We will highlight the loss using an example of €10 billion excess cash parked in Europe.  Assume the exchange rate was $1.35/€ a year ago. If we assume the company paid taxes of 15% on overseas income and are subject to approximately 20% tax upon return to the U.S., the change in value is as follows:[3]

Prior to dollar decline
Tax bill:= €10 billion x 1.35 = $13.5 billion x 0.20 =$2.70 billion
Cash available to shareholders = $10.80 billion

After dollar decline at 20% tax
Tax bill: €10 billion x 1.05 = $10.5 billion x 0.20 =$2.10 billion
Cash available to shareholders = $8.40 billion (loss of 22.22%)

Companies were hoping for a tax break similar to the one offered in 2004 when corporations were allowed to repatriate overseas cash back to the U.S. for a one-time 5.25% tax.

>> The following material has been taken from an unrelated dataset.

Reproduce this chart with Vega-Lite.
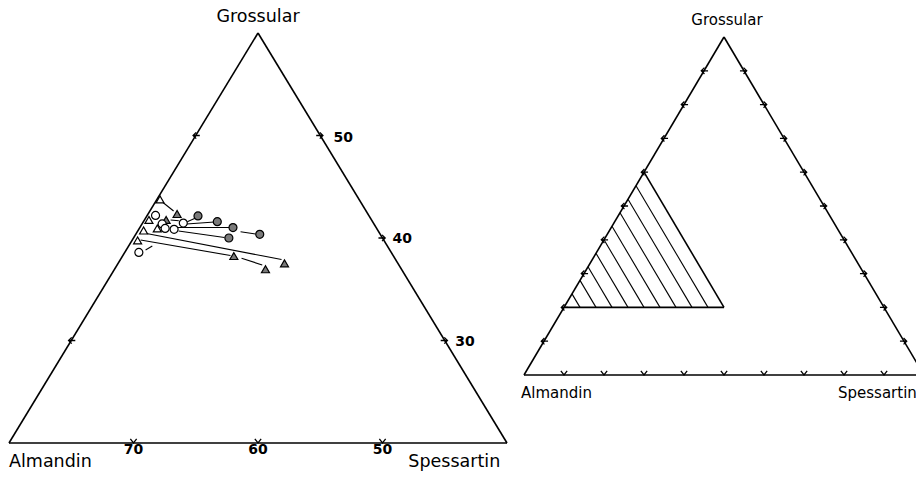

Unfortunately, even if that was offered today, the cash available to shareholders will still be lower by 7.89% as shown below.

After dollar decline at 5.25% tax
Tax bill: €10 billion x 1.35 = $10.5 billion x 0.0525 =$551.25 million
Cash available to shareholders  = $9.948 billion (loss of 7.89%)

The Obama administration is unlikely to offer any such tax break. Although most firms hedge overseas operating cash flows, it is unlikely they would have hedged cash holdings. To get a sense of the loss, take the example of two companies holding the largest cash overseas, GE at $119 billion and Microsoft at $93b at year-end 2014. The reduction in value is $23.8 billion and $18.6 billion, respectively, if we assume an average 20% rise in the value of the dollar. That is a big chunk of a loss to shareholders!

[1] It first breached the parity on July 16, 2002 and then fell back and breached again in November 6, 2002. However, since December 5, 2002, it has not fallen below parity. Source:

[2] Bloomberg analyzed the balance sheet of 299 firms for this estimate.

[3] We ignore withholding taxes imposed by some countries on dividend repatriations.